Search Interface¶
The current version of the arXiv search application is designed to meet the goals outlined in arXiv-NG milestone H1: Replace Legacy Search.
- H1.1. Replace the current advanced search interface, search results, and search by author name.
- H1.2. The search result view should support pagination, and ordering by publication date or relevance.
- H1.3. An indexing agent updates the search index at publication time in response to a Kinesis notification, using metadata from the docmeta endpoint in the classic system.
Key Requirements¶
- Simple search:
- Users should be able to search for arXiv papers by title, author, and abstract.
- Searches can originate from any part of the arXiv.org site, via the search bar in the site header.
- Advanced search:
- Users can search for papers using boolean combinations of search terms on title, author names, and/or abstract.
- Users can filter results by primary classification, and submission date.
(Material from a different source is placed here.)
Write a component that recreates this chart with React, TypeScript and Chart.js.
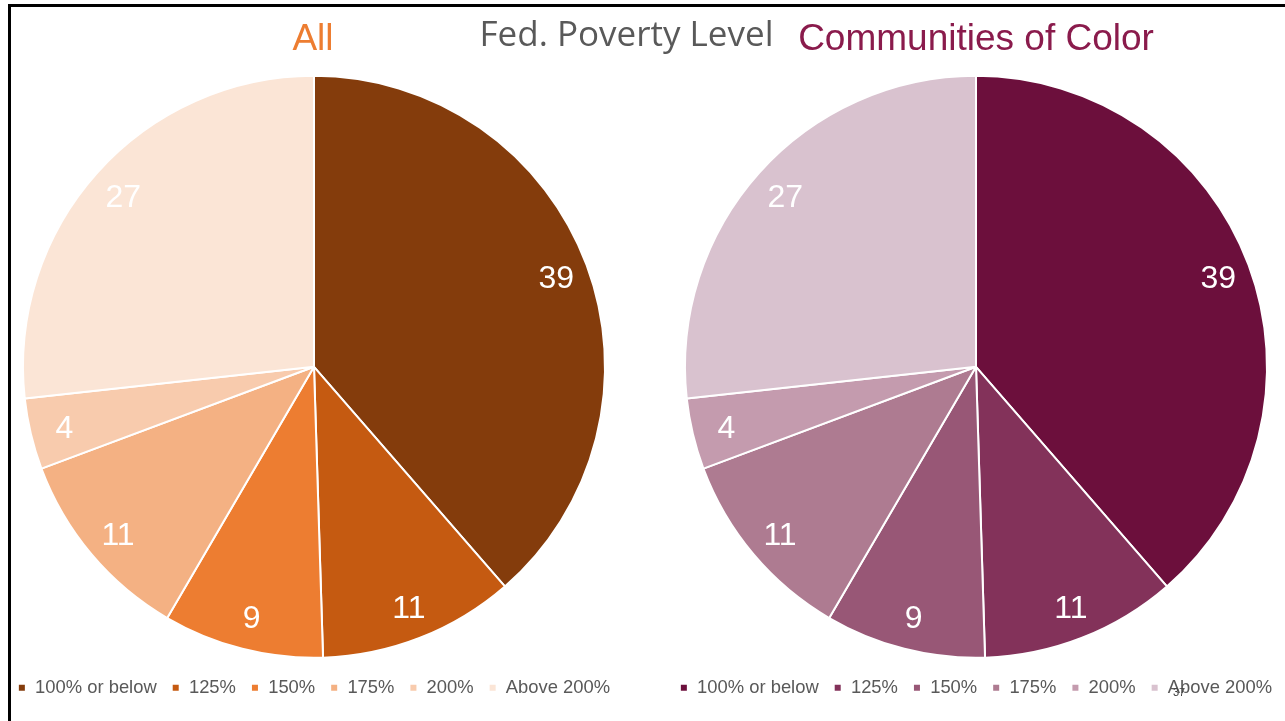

- Submission date supports prior year, specific year, and date range.
- Author name search:
- Users should be able to search for papers by author name.
- This should support queries originating on the abs page, and in search results.
- UI: The overall flavor of the search views should be substantially similar to the classic views, but with styling that improves readability, usability, and accessibility.
Quality Goals¶
- Code quality:
- 90% test coverage on Python components that we develop/control.
- Linting:
pylint
passes with >= 9/10. - Documentation:
pydocstyle
passes. - Static checking:
mypy
passes.
- Performance & reliability:
- Response time: 99% of requests have a latency of 1 second or less.
- Error rate: parity with classic search.
- Request rate: support request volume of existing search * safety factor 3.
- Accessibility: meet or exceed WCAG 2.0 level A for accessibility.
Constraints¶
- Must be implemented in Python/Flask, and be deployable behind Apache as a Python/WSGI application.
- The search application itself must be stateless. It must be able to connect to an arbitrary ElasticSearch cluster, which can be specified via configuration.
- Notifications about new content are delivered via the Kinesis notification broker.